PROBLEM —
Retype every line from the start of the data down to and including the line with "4594, 4688, 4781, 4875, 4969, 5000];". Skip the pictures.

DATASET EXTRACT —
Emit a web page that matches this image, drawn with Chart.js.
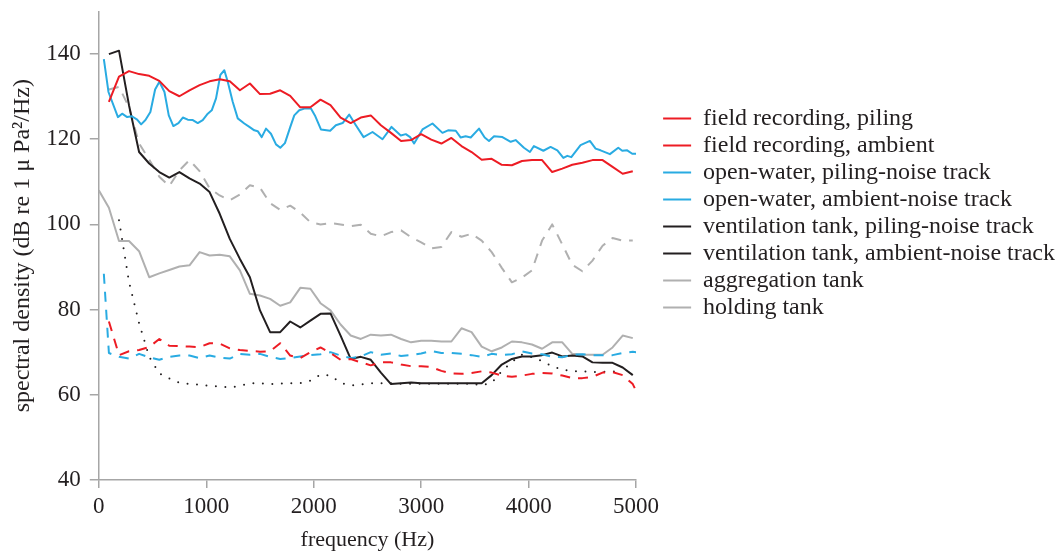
<!DOCTYPE html>
<html>
<head>
<meta charset="utf-8">
<title>spectral density</title>
<script src="https://cdn.jsdelivr.net/npm/chart.js@4.4.0/dist/chart.umd.min.js"></script>
<style>
    html, body { margin: 0; padding: 0; background: #ffffff; }
    #wrap { width: 1057px; height: 551px; }
</style>
</head>
<body>
<div id="wrap"><canvas id="spectrum"></canvas></div>
<script>
// frequency bins (Hz), shared by most of the tracks
var freq = [0, 47, 94, 188, 281, 375, 469, 563, 656, 750, 844, 938, 1031, 1125, 1219, 1313, 1406, 1500,
    1594, 1688, 1781, 1875, 1969, 2063, 2156, 2250, 2344, 2438, 2531, 2625, 2719, 2813, 2906, 3000,
    3094, 3188, 3281, 3375, 3469, 3563, 3656, 3750, 3844, 3938, 4031, 4125, 4219, 4313, 4406, 4500,
    4594, 4688, 4781, 4875, 4969, 5000];

var fieldPiling = [null, null, 128.8, 134.7, 136, 135.3, 134.9, 133.7, 131.3, 130.1, 131.5, 132.7, 133.6, 134.1,
    133.6, 131.5, 133.1, 130.6, 130.7, 131.5, 130.2, 127.5, 127.5, 129.3, 128, 125.1, 123.8, 125.1, 125.6,
    123.3, 121.5, 119.6, 119.8, 121.2, 119.9, 119, 120.3, 118.4, 117, 115.2, 115.4, 114, 113.9, 114.9,
    115.1, 115.1, 112.3, 113.1, 114, 114.5, 115.1, 115.1, 113.5, 111.9, 112.5, null];

var fieldAmbient = [null, null, 77.2, 69.3, 70.2, 70.5, 71.2, 73.1, 71.5, 71.4, 71.3, 71.2, 72.1, 72, 70.9,
    70.5, 70.3, 70.1, 70.2, 72.1, 69.2, 68.6, 70, 71.1, 69.8, 68.2, 68.4, 67.6, 66.9, 67.6, 67.6, 67.1,
    66.7, 66.7, 66.5, 65.6, 65, 64.9, 65.1, 65.5, 65.2, 64.5, 64.2, 64.5, 64.9, 65.1, 65, 64.5, 63.9,
    63.9, 64.2, 65.2, 65.3, 64.6, 62.5, 60.9];

// the open-water piling track is finer, it keeps its own bins
var owFreq = [47, 90, 178, 217, 264, 308, 357, 394, 434, 480, 524, 564, 611, 651, 694, 741, 782, 828, 875, 921,
    967, 1014, 1051, 1091, 1131, 1168, 1200, 1246, 1293, 1354, 1401, 1447, 1479, 1516, 1556, 1602, 1649,
    1689, 1732, 1782, 1819, 1865, 1912, 1974, 2011, 2067, 2153, 2206, 2269, 2330, 2392, 2464, 2547, 2640,
    2724, 2810, 2857, 2897, 2934, 3012, 3105, 3198, 3250, 3322, 3368, 3414, 3461, 3538, 3591, 3631, 3678,
    3756, 3833, 3879, 3956, 4012, 4049, 4137, 4204, 4267, 4323, 4360, 4397, 4483, 4570, 4623, 4669, 4756,
    4834, 4871, 4917, 4964, 5000];

var owPiling = [138.8, 131.1, 125.2, 126, 125.2, 125.4, 124.6, 123.5, 124.5, 126.4, 131.7, 133.5, 131.1, 125.6,
    123.1, 123.8, 125.1, 124.6, 124.5, 123.8, 124.5, 126, 126.8, 129.6, 135.1, 136.2, 133.5, 128.8, 124.9,
    123.7, 122.9, 122.1, 121.9, 120.5, 122.5, 121.3, 118.8, 118, 119.1, 122.9, 125.6, 126.8, 127.2, 127.2,
    125.6, 122.3, 122, 123.3, 123.8, 125.8, 123.3, 120.5, 121.7, 120, 122.9, 120.9, 121.2, 120.5, 119,
    122.3, 123.7, 121.5, 122.1, 122, 120.4, 120.7, 120.4, 122.5, 120.4, 119.6, 120.7, 120.5, 119.4, 119.8,
    118, 117, 118.4, 117.3, 118.2, 117.4, 115.6, 116.1, 115.8, 118.6, 119.6, 117.8, 117.4, 116.5, 118,
    117.3, 117.4, 116.6, 116.6];

var owAmbient = [null, 88.4, 69.8, 68.9, 68.5, 69.6, 68.8, 68.2, 68.9, 69.2, 69.2, 68.6, 69.2, 68.7, 68.5,
    69.6, 69.4, 69.6, 68.9, 68.4, 68.6, 69, 69.3, 69.5, 70, 69.2, 68.6, 69, 70, 69.4, 69.7, 69.1, 69.3,
    69.7, 70.3, 69.8, 69.8, 69.6, 69.3, 68.9, 69.6, 69.3, 69.5, 70.2, 69.7, 69.5, 68.9, 68.8, 69.4, 69.5,
    69.3, 69.3, 69.3, 69.8, 70.1, 70];

var ventPiling = [null, null, 140, 140.8, 128, 117, 114.3, 112.3, 111, 112.3, 110.8, 109.6, 107.6, 102.5, 96.6,
    91.9, 87.6, 79.8, 74.7, 74.7, 77.2, 75.8, 77.4, 79, 79.1, 73.9, 68.4, 68.9, 68.2, 65.2, 62.5, 62.7,
    62.9, 62.7, 62.7, 62.7, 62.7, 62.7, 62.7, 62.7, 64.6, 67.1, 68.4, 69, 69, 69.3, 69.9, 69, 69.2, 69,
    67.6, 67.5, 67.5, 66.4, 64.6, null];

var ventAmbient = [null, null, null, 101, 86.5, 76.8, 68.9, 65, 63.8, 62.8, 62.5, 62.4, 62.1, 61.9, 61.7,
    62.1, 62.7, 62.7, 62.5, 62.6, 62.7, 62.7, 63.3, 64.7, 64.5, 62.8, 62.2, 62.4, 62.7, 62.7, 62.7, 62.6,
    62.6, 62.6, 62.6, 62.6, 62.6, 62.6, 62.6, 62.2, 62.8, 65.5, 67.7, 69.4, 68.8, 67.9, 66.7, 65.9, 65.5,
    65.5, 65.3, 65.4, 65.5, 65.1, null, null];

var aggregationTank = [null, null, 131.7, 132.3, 127.5, 119, 115.2, 111.2, 109, 112.7, 115.1, 112.5, 108.5,
    106.8, 105.7, 107, 109.2, 108.6, 105, 103.4, 104.4, 102.8, 100.5, 100, 100.3, 100, 99.6, 99.9, 97.8,
    97.2, 98.2, 98.6, 97, 95.8, 94.4, 94.7, 98.2, 97.1, 97.8, 96.2, 93.5, 89.8, 86.4, 87.5, 89.2, 96.2,
    100, 95.3, 90.5, 89, 91.5, 95, 96.8, 96.2, 96.2, null];

var holdingTank = [108, null, 103.9, 96.1, 96.1, 93.7, 87.6, 88.5, 89.3, 90.1, 90.4, 93.5, 92.7, 92.9, 92.5,
    89.2, 83.7, 83.3, 82.5, 80.9, 81.7, 85.1, 84.9, 81.5, 79.8, 76.5, 73.9, 73.1, 74.1, 73.9, 74.1, 73.1,
    72.3, 72.7, 72.7, 72.5, 72.5, 75.6, 74.7, 71.3, 70.2, 71.1, 72.5, 72.3, 71.8, 70.8, 72.3, 72.3, 69.6,
    69.4, 69.4, 69.4, 71.1, 73.9, 73.3, null];

var xTicks = [0, 1000, 2000, 3000, 4000, 5000];
var yTicks = [40, 60, 80, 100, 120, 140];

var RED = '#ed1c24';
var BLUE = '#29abe2';
var BLACK = '#231f20';
var GREY = '#b0b0b0';
var AXIS = '#a6a6a6';
var SERIF = "'Liberation Serif', 'Times New Roman', serif";

// pair up x and y arrays, skipping empty bins
function series(xs, ys) {
    var pts = [];
    for (var i = 0; i < xs.length; i++) {
        if (ys[i] !== null) pts.push({ x: xs[i], y: ys[i] });
    }
    return pts;
}

function track(label, xs, ys, color, dash, cap) {
    return {
        label: label,
        data: series(xs, ys),
        borderColor: color,
        backgroundColor: color,
        borderWidth: 2,
        borderDash: dash || [],
        borderCapStyle: cap || 'butt',
        borderJoinStyle: 'round',
        pointRadius: 0,
        pointHoverRadius: 0,
        tension: 0,
        fill: false
    };
}

// legend sits a bit away from the plot, as in the figure:
// widen its box so the plot ends at 5000 Hz, then slide its items right
var legendGap = 16;
var legendShift = 24;
var legendSpacer = {
    id: 'legendSpacer',
    beforeInit: function (chart) {
        var fit = chart.legend.fit;
        chart.legend.fit = function () {
            fit.call(this);
            this.width += legendGap;
        };
    },
    afterLayout: function (chart) {
        chart.legend.left += legendShift;
    }
};

var dashed = [10, 8];

var chart = new Chart(document.getElementById('spectrum').getContext('2d'), {
    type: 'line',
    data: {
        datasets: [
            track('field recording, piling', freq, fieldPiling, RED),
            track('field recording, ambient', freq, fieldAmbient, RED, dashed),
            track('open-water, piling-noise track', owFreq, owPiling, BLUE),
            track('open-water, ambient-noise track', freq, owAmbient, BLUE, dashed),
            track('ventilation tank, piling-noise track', freq, ventPiling, BLACK),
            track('ventilation tank, ambient-noise track', freq, ventAmbient, BLACK, [0, 9.5], 'round'),
            track('aggregation tank', freq, aggregationTank, GREY, dashed),
            track('holding tank', freq, holdingTank, GREY)
        ]
    },
    options: {
        responsive: true,
        maintainAspectRatio: false,
        animation: false,
        layout: { padding: { top: 11.5, left: 0, right: 0, bottom: 0 } },
        plugins: {
            tooltip: { enabled: false },
            legend: {
                position: 'right',
                align: 'start',
                maxWidth: 500,
                title: { display: true, text: '', font: { size: 10 }, padding: { top: 80, bottom: 0 } },
                labels: {
                    usePointStyle: true,
                    pointStyle: 'line',
                    pointStyleWidth: 28,
                    padding: 3,
                    color: BLACK,
                    font: { family: SERIF, size: 24 }
                }
            }
        },
        scales: {
            x: {
                type: 'linear',
                min: 0,
                max: 5000,
                afterBuildTicks: function (scale) {
                    scale.ticks = xTicks.map(function (v) { return { value: v }; });
                },
                ticks: {
                    color: BLACK,
                    padding: 5.5,
                    maxRotation: 0,
                    font: { family: SERIF, size: 23 },
                    callback: function (v) { return String(v); }
                },
                grid: { drawOnChartArea: false, drawTicks: true, tickLength: 8, color: AXIS, lineWidth: 1.5 },
                border: { color: AXIS, width: 1.5 },
                title: {
                    display: true,
                    text: 'frequency (Hz)',
                    color: BLACK,
                    font: { family: SERIF, size: 22, lineHeight: 1 },
                    padding: { top: 2.5, bottom: 0 }
                }
            },
            y: {
                min: 40,
                max: 150,
                afterBuildTicks: function (scale) {
                    scale.ticks = yTicks.map(function (v) { return { value: v }; });
                },
                afterFit: function (scale) {
                    // top tick is 140, no label sits at the top edge
                    scale.paddingTop = 0;
                },
                ticks: {
                    color: BLACK,
                    padding: 9,
                    font: { family: SERIF, size: 23 },
                    callback: function (v) { return String(v); }
                },
                grid: { drawOnChartArea: false, drawTicks: true, tickLength: 9, color: AXIS, lineWidth: 1.5 },
                border: { color: AXIS, width: 1.5 },
                title: {
                    display: true,
                    text: 'spectral density (dB re 1 \u03bc Pa\u00b2/Hz)',
                    color: BLACK,
                    font: { family: SERIF, size: 24 },
                    padding: { top: 8.5, bottom: 0 }
                }
            }
        }
    },
    plugins: [legendSpacer]
});
</script>
</body>
</html>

THE RESULT —
Emit a web page that matches this image, drawn with Chart.js.
<!DOCTYPE html>
<html>
<head>
<meta charset="utf-8">
<title>spectral density</title>
<script src="https://cdn.jsdelivr.net/npm/chart.js@4.4.0/dist/chart.umd.min.js"></script>
<style>
    html, body { margin: 0; padding: 0; background: #ffffff; }
    #wrap { width: 1057px; height: 551px; }
</style>
</head>
<body>
<div id="wrap"><canvas id="spectrum"></canvas></div>
<script>
// frequency bins (Hz), shared by most of the tracks
var freq = [0, 47, 94, 188, 281, 375, 469, 563, 656, 750, 844, 938, 1031, 1125, 1219, 1313, 1406, 1500,
    1594, 1688, 1781, 1875, 1969, 2063, 2156, 2250, 2344, 2438, 2531, 2625, 2719, 2813, 2906, 3000,
    3094, 3188, 3281, 3375, 3469, 3563, 3656, 3750, 3844, 3938, 4031, 4125, 4219, 4313, 4406, 4500,
    4594, 4688, 4781, 4875, 4969, 5000];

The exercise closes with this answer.